++++ Information provided ++++

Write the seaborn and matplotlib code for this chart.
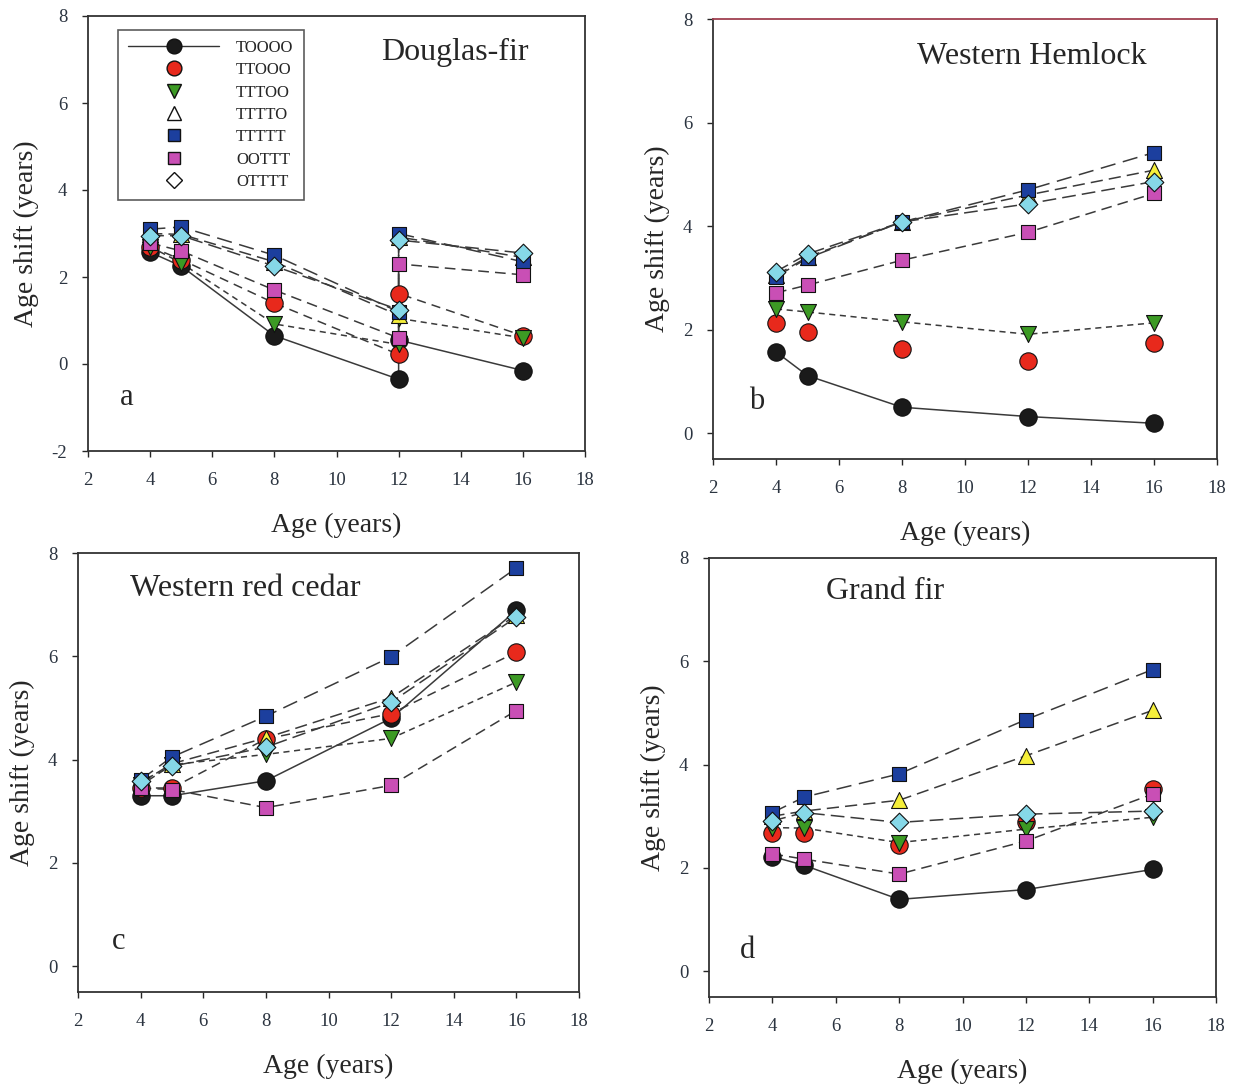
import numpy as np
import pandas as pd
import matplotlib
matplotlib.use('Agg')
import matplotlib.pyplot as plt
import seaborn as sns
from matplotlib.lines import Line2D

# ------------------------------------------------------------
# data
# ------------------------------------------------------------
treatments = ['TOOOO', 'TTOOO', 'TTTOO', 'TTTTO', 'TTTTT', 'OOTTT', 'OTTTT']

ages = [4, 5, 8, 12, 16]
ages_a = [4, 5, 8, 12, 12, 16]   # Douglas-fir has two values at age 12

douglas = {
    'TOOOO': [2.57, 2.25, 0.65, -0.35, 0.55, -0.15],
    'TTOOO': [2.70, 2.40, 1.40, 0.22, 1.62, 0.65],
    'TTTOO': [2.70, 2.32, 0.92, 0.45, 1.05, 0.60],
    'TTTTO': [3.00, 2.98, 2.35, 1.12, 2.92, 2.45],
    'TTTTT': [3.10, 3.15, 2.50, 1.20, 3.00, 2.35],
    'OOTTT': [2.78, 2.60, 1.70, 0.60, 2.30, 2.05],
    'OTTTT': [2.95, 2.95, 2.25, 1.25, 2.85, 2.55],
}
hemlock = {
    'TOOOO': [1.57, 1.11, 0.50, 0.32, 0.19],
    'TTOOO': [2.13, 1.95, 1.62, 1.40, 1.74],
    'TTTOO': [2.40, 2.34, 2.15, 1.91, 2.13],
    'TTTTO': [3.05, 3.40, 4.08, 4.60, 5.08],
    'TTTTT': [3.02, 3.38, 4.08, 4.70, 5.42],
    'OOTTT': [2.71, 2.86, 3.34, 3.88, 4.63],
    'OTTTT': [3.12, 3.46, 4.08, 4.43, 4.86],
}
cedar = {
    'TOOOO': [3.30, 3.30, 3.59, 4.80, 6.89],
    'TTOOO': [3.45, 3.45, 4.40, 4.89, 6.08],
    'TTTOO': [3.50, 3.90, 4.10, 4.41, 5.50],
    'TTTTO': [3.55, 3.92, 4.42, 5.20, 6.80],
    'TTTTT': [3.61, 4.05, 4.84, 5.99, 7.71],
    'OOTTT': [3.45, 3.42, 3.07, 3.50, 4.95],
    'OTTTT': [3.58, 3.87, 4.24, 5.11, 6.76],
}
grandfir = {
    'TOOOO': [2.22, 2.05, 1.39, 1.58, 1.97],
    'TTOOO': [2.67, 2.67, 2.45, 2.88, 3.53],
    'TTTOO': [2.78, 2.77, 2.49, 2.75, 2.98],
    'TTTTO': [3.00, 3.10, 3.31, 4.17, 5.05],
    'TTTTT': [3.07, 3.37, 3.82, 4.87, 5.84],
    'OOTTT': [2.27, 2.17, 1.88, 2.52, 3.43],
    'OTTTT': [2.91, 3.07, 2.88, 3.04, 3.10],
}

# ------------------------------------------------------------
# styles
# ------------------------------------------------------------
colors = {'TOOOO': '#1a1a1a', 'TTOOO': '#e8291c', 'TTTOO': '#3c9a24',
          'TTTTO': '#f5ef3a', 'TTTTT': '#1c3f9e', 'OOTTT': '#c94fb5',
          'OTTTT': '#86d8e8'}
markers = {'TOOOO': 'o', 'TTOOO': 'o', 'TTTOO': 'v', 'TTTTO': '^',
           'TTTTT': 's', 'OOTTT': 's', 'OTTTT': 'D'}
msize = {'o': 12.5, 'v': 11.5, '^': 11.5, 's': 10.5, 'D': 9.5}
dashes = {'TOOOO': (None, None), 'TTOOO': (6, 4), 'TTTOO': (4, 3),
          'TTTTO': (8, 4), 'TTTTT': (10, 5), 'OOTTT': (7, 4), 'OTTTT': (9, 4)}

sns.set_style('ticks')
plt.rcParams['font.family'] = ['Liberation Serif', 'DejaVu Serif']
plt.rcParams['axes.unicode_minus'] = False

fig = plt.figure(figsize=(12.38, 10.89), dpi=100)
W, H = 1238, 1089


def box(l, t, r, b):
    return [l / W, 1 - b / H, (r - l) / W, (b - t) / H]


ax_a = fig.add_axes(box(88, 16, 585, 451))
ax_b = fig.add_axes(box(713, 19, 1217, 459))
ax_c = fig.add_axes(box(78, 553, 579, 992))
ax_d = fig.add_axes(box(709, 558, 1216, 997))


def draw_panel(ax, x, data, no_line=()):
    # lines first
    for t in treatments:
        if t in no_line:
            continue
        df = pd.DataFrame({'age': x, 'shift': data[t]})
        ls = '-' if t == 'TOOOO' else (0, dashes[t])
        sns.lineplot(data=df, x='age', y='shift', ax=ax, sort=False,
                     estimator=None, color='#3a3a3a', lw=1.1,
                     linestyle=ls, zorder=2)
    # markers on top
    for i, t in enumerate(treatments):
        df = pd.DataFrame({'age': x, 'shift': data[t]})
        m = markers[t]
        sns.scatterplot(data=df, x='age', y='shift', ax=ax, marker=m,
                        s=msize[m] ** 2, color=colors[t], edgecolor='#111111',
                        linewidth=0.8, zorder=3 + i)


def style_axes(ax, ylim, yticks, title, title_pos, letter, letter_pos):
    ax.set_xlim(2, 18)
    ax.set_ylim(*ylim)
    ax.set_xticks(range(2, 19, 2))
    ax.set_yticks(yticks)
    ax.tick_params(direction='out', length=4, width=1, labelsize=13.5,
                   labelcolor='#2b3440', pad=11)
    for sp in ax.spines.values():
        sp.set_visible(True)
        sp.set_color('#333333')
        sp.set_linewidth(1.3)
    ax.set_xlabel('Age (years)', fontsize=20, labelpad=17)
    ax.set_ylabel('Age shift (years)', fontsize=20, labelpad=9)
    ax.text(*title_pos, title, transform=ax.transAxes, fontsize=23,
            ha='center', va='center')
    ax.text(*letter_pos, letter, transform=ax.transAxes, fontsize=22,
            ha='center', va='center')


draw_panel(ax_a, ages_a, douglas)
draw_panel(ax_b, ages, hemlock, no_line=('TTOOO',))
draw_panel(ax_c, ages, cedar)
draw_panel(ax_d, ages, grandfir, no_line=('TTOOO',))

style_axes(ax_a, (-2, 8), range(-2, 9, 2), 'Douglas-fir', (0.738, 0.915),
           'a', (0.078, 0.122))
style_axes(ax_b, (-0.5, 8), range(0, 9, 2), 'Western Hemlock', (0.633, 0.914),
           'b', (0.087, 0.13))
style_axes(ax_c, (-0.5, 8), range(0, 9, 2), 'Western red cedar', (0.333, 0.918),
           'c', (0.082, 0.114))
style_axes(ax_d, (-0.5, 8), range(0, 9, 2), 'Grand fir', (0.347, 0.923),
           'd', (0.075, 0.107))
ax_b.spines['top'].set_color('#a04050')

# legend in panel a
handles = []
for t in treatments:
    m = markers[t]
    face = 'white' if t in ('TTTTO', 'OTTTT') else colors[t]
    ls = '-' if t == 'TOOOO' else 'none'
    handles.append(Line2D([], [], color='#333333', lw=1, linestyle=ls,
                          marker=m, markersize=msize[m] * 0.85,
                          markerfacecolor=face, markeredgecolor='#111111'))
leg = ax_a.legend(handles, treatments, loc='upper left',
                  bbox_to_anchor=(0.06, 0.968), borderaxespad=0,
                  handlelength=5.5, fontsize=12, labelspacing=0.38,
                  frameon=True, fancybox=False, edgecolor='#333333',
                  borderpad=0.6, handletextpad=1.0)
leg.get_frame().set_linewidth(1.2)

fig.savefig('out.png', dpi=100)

++++

Job - Without the pictures, return the listing above from its first line through the line that has "ages_a = [4, 5, 8, 12, 12, 16]".

Exercise result -
Write the seaborn and matplotlib code for this chart.
import numpy as np
import pandas as pd
import matplotlib
matplotlib.use('Agg')
import matplotlib.pyplot as plt
import seaborn as sns
from matplotlib.lines import Line2D

# ------------------------------------------------------------
# data
# ------------------------------------------------------------
treatments = ['TOOOO', 'TTOOO', 'TTTOO', 'TTTTO', 'TTTTT', 'OOTTT', 'OTTTT']

ages = [4, 5, 8, 12, 16]
ages_a = [4, 5, 8, 12, 12, 16]   # Douglas-fir has two values at age 12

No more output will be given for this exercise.